Start
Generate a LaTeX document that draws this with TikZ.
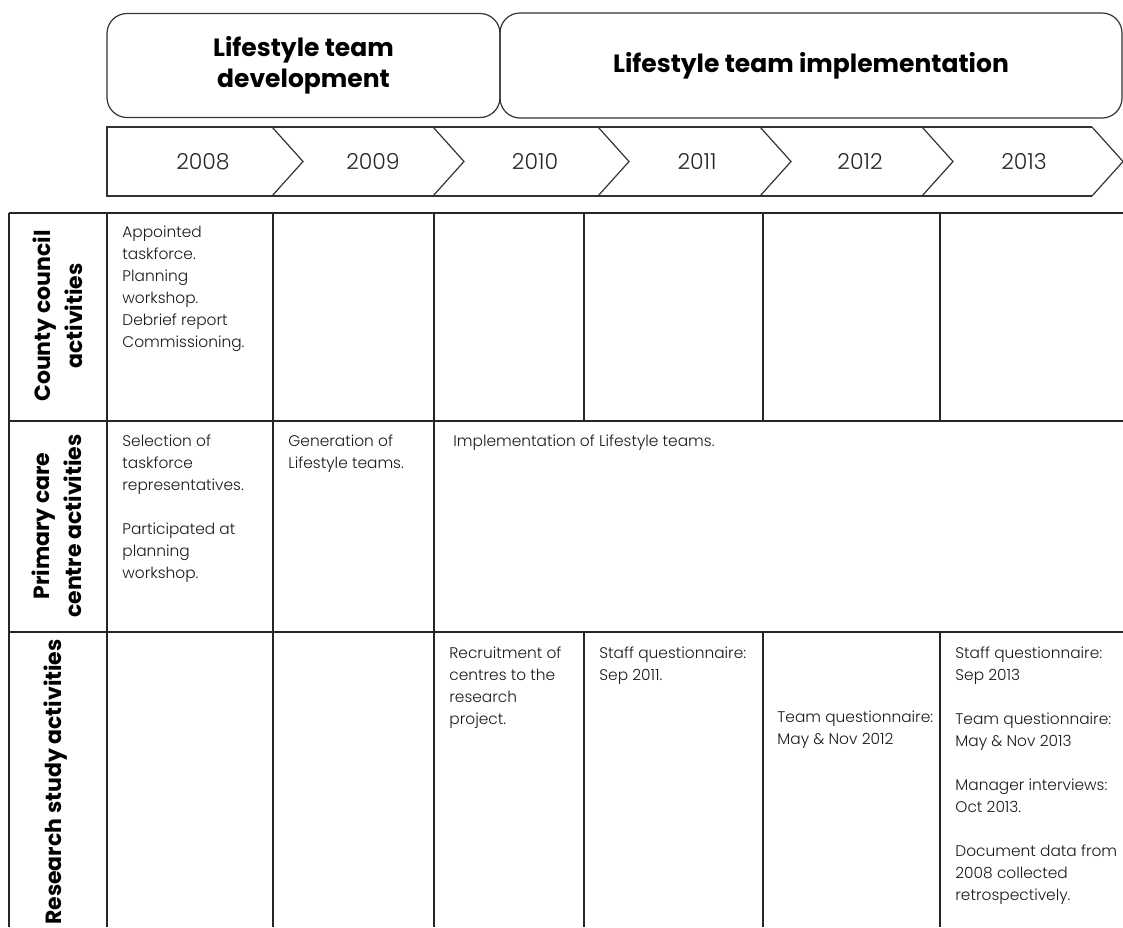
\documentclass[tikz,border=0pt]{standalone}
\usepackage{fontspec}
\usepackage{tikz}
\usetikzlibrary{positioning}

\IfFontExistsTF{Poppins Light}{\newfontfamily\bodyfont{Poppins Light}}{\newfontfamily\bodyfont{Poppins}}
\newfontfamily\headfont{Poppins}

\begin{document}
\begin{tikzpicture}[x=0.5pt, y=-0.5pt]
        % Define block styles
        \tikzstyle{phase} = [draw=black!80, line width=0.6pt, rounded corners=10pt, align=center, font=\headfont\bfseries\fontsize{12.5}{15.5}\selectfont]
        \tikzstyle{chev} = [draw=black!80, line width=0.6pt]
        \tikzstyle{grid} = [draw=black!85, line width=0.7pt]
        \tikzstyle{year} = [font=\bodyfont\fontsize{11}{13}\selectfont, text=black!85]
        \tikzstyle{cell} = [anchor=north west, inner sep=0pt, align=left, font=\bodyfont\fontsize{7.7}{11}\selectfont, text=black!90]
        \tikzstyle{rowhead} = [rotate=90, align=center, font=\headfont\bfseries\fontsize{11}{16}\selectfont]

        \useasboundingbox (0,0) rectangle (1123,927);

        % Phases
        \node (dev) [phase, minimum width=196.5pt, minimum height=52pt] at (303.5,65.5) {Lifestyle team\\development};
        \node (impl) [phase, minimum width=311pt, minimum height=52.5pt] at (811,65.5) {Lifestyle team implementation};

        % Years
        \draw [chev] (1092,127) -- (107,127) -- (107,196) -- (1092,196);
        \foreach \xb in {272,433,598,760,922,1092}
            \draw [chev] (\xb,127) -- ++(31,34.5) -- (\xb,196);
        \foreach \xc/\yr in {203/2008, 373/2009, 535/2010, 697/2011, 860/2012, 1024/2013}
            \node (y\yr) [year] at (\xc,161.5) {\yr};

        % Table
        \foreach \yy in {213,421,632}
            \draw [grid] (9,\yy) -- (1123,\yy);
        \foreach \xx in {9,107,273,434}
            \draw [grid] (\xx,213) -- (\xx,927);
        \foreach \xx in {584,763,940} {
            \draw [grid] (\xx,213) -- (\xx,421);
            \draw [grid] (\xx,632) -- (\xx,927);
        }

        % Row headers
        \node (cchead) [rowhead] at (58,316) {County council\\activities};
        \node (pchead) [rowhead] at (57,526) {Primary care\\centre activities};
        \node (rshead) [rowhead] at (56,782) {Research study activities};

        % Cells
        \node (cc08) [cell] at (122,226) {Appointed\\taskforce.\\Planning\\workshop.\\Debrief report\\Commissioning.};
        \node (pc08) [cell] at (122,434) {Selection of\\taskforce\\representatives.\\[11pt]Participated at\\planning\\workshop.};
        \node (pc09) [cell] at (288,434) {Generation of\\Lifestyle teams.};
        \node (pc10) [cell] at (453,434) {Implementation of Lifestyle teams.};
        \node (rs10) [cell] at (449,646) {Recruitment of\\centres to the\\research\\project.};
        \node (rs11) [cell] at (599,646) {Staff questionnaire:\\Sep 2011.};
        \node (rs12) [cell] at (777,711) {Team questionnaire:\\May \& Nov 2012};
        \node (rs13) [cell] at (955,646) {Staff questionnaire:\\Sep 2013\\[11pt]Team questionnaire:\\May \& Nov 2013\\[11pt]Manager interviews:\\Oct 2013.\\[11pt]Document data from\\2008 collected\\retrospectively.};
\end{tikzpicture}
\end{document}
End
> _What you should do_
Print out the lines exactly, skipping any picture.

> _Answer for this exercise_
Generate a LaTeX document that draws this with TikZ.
\documentclass[tikz,border=0pt]{standalone}
\usepackage{fontspec}
\usepackage{tikz}
\usetikzlibrary{positioning}

\IfFontExistsTF{Poppins Light}{\newfontfamily\bodyfont{Poppins Light}}{\newfontfamily\bodyfont{Poppins}}
\newfontfamily\headfont{Poppins}

\begin{document}
\begin{tikzpicture}[x=0.5pt, y=-0.5pt]
        % Define block styles
        \tikzstyle{phase} = [draw=black!80, line width=0.6pt, rounded corners=10pt, align=center, font=\headfont\bfseries\fontsize{12.5}{15.5}\selectfont]
        \tikzstyle{chev} = [draw=black!80, line width=0.6pt]
        \tikzstyle{grid} = [draw=black!85, line width=0.7pt]
        \tikzstyle{year} = [font=\bodyfont\fontsize{11}{13}\selectfont, text=black!85]
        \tikzstyle{cell} = [anchor=north west, inner sep=0pt, align=left, font=\bodyfont\fontsize{7.7}{11}\selectfont, text=black!90]
        \tikzstyle{rowhead} = [rotate=90, align=center, font=\headfont\bfseries\fontsize{11}{16}\selectfont]

        \useasboundingbox (0,0) rectangle (1123,927);

        % Phases
        \node (dev) [phase, minimum width=196.5pt, minimum height=52pt] at (303.5,65.5) {Lifestyle team\\development};
        \node (impl) [phase, minimum width=311pt, minimum height=52.5pt] at (811,65.5) {Lifestyle team implementation};

        % Years
        \draw [chev] (1092,127) -- (107,127) -- (107,196) -- (1092,196);
        \foreach \xb in {272,433,598,760,922,1092}
            \draw [chev] (\xb,127) -- ++(31,34.5) -- (\xb,196);
        \foreach \xc/\yr in {203/2008, 373/2009, 535/2010, 697/2011, 860/2012, 1024/2013}
            \node (y\yr) [year] at (\xc,161.5) {\yr};

        % Table
        \foreach \yy in {213,421,632}
            \draw [grid] (9,\yy) -- (1123,\yy);
        \foreach \xx in {9,107,273,434}
            \draw [grid] (\xx,213) -- (\xx,927);
        \foreach \xx in {584,763,940} {
            \draw [grid] (\xx,213) -- (\xx,421);
            \draw [grid] (\xx,632) -- (\xx,927);
        }

        % Row headers
        \node (cchead) [rowhead] at (58,316) {County council\\activities};
        \node (pchead) [rowhead] at (57,526) {Primary care\\centre activities};
        \node (rshead) [rowhead] at (56,782) {Research study activities};

        % Cells
        \node (cc08) [cell] at (122,226) {Appointed\\taskforce.\\Planning\\workshop.\\Debrief report\\Commissioning.};
        \node (pc08) [cell] at (122,434) {Selection of\\taskforce\\representatives.\\[11pt]Participated at\\planning\\workshop.};
        \node (pc09) [cell] at (288,434) {Generation of\\Lifestyle teams.};
        \node (pc10) [cell] at (453,434) {Implementation of Lifestyle teams.};
        \node (rs10) [cell] at (449,646) {Recruitment of\\centres to the\\research\\project.};
        \node (rs11) [cell] at (599,646) {Staff questionnaire:\\Sep 2011.};
        \node (rs12) [cell] at (777,711) {Team questionnaire:\\May \& Nov 2012};
        \node (rs13) [cell] at (955,646) {Staff questionnaire:\\Sep 2013\\[11pt]Team questionnaire:\\May \& Nov 2013\\[11pt]Manager interviews:\\Oct 2013.\\[11pt]Document data from\\2008 collected\\retrospectively.};
\end{tikzpicture}
\end{document}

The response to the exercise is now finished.